III) Servez la mogette en accompagnement de jambon vendéen ou de n’importe quelle viande, satisfaction garantie.

IV) Vous aimez désormais la mogette ? Préparez-la vous-même, à partir des lingots secs. La recette se trouve au dos des étiquettes des paquets Audureau. Précision de la famille : avec les lingots de la ferme, pas besoin de trempage ! Même si la recette donnée préconise de les immerger une heure… Explication de Roland : « C’est un conseil stratégique, histoire de ne pas contredire les chefs cuisiniers ! ».

V) Aller plus loin ? La mogette s’adapte très bien à la créativité de chacun. Mais vous ne serez pas déçu en commençant par les recettes que Gisèle avait gentiment préparées pour nous.

 

 

Deux recettes dégustées sur place et approuvées sans réserve !

HOUMOUS DE MOGETTE « à servir à l’apéro »

120 g de mogettes cuites ou un petit bocal – Quelques anchois ou sardines à l’huile – 2 échalotes hachées – 10 cl de crème fleurette – Un peu de jus de citron – Sel, poivre.
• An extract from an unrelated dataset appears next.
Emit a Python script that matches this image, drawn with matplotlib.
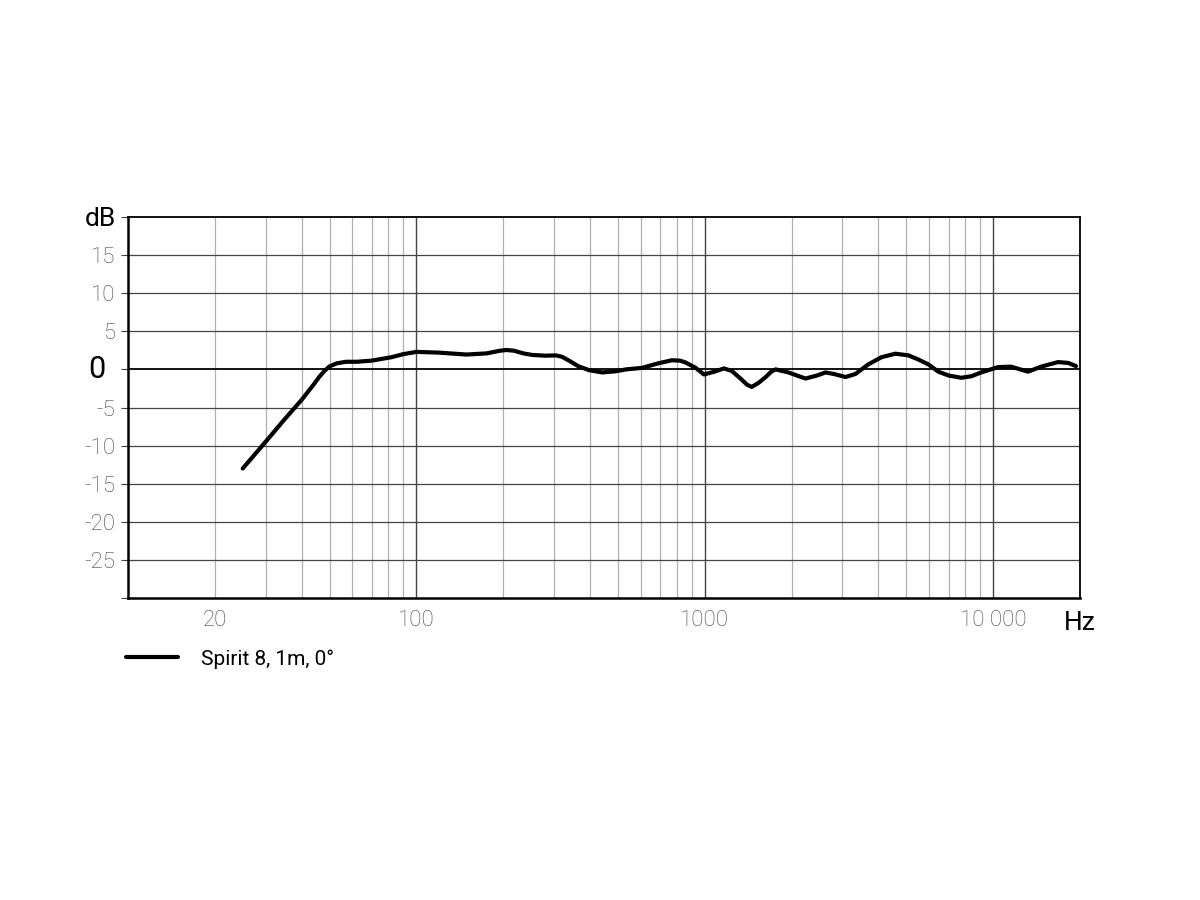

Mixer le tout. Placer au frais. Servir avec des toasts ou de petites tranches de pain.

FONDANT DE HARICOLAT

120 g de mogettes cuites – 80 g de sucre de canne blond – 1 gousse de vanille – Un peu de rhum – 2 œufs – 50 g de beurre – 25 g de cacao en poudre. Commencer par préchauffer le four à 150 °C. Réchauffer ensemble dans une casserole les haricots cuits, égouttés et rincés avec le sucre roux, les graines de vanille et le rhum. Mixer ou écraser à la fourchette. Hors du feu, ajouter à cette pâte les jaunes d’œufs, le beurre fondu et le cacao. Incorporer les blancs montés en neige. Verser dans un moule et cuire au four pendant 15 mn environ. Laisser refroidir avant de mettre le gâteau au frais pour mieux le déguster.